With the egg now attached to his chest until such time as it hatches, Carmody finds himself the centre of scientific curiosity and study, something that might well allow him to achieve passage to Wildenwoolly under a lot more comfortable circumstances than he’d envisaged when first dispatched by the priesthood. However, as told in the sequel Prometheus, things take a bit of a right turn when he finds himself on Feral, the planet of the horowitzes, and cast in the role of educator for these strange birds, and as a sort of latter-day Prometheus, bringing them moral enlightenment.
Tuesday March 15th, 19:00: Bard: The Odyssey of the Irish
Caledonia Skytower reads selections from Morgan Llywelyn’s 1984 historical fantasy novel depicting a hypothetical 4th century migration of Galicians to Ireland, led by Amergin the bard.
Aoife Lorefield continues reading the second in the Crazy Eights series of monthly Featured books
When she arrives in Ireland to visit her cousin Findabhair (Finn), American Gwen expects a fun backpacking trip to sites of the fairy lore they’re both fascinated with. What neither cousin knows is that it’s the summer of the Hunter’s Moon, a dangerous time for mortals to meddle in the kingdom of Faerie.
Whilst camping out, Finn is kidnapped by the handsome Faerie king, and Gwen must rescue her. In attempting to do so, she travels between modern-day and mystical Ireland. And when she does finally reach Finn, she finds her biggest challenge might be actually persuading her cousin she is in need of rescue!
Thursday, March 17th Saint Patricks Day Special
19:00 Darby O’Gill and the Good People
Initially released in 1903, this is a novel where each chapter is effectively a short story, following the adventures of Darby O’Gill in Ireland.
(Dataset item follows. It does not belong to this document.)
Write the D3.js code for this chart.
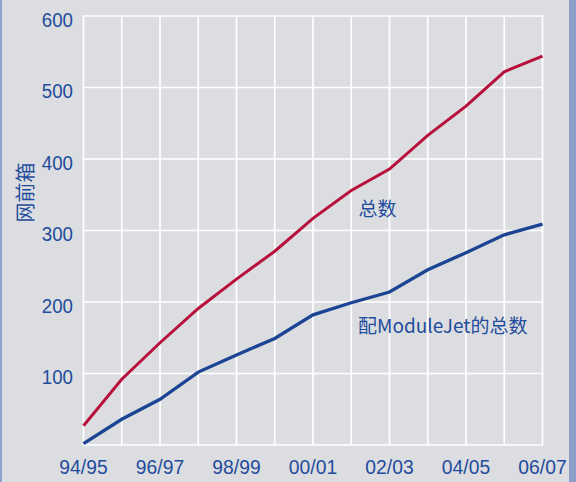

So, join Shandon Loring for a Saint Patrick’s Day walk through Darby O’Gill adventures. perhaps it will be the tale of his sojourn in the mountain home of the fairies, when he wins his freedom (and fairy gold) from King Brian Connors. Or perhaps it will be how Darby O’Gill encountered a Leprechaun or the tale of how How the Fairies Came to Ireland, or perhaps it will be the story of how Darby must match wits with the banshee and her ghosts, or meet his doom!
21:00 The Quiet Man
Released in 1952, John Ford’s The Quiet Man is regarded as a classic Irish-American romantic comedy / drama. Starring John Wayne, Maureen O’Hara (and assorted members of their RL families!) and Barry Fitzgerald, it is a popular choice among critics and film-lovers.
The screenplay for the film was drawn in a large part from a short story of the same name originally published in 1933 in the Saturday Evening Post, and penned by Irish author, Maurice Welsh. Together with a number of other short stories by Walsh, The Quiet Man was gathered into a single volume of his short stories, The Quiet Man and Other Stories, which dealt with many recurring characters living in rural Ireland of the 1920s, and set against the backdrop of the civil unrest which affected the country at that time, while examining the complexities and occasional intrigues of life, love and Irish traditions.
Join Caledonia Skytower as she reads Walsh’s original tale of The Quiet Man, Paddy Bawn Enright.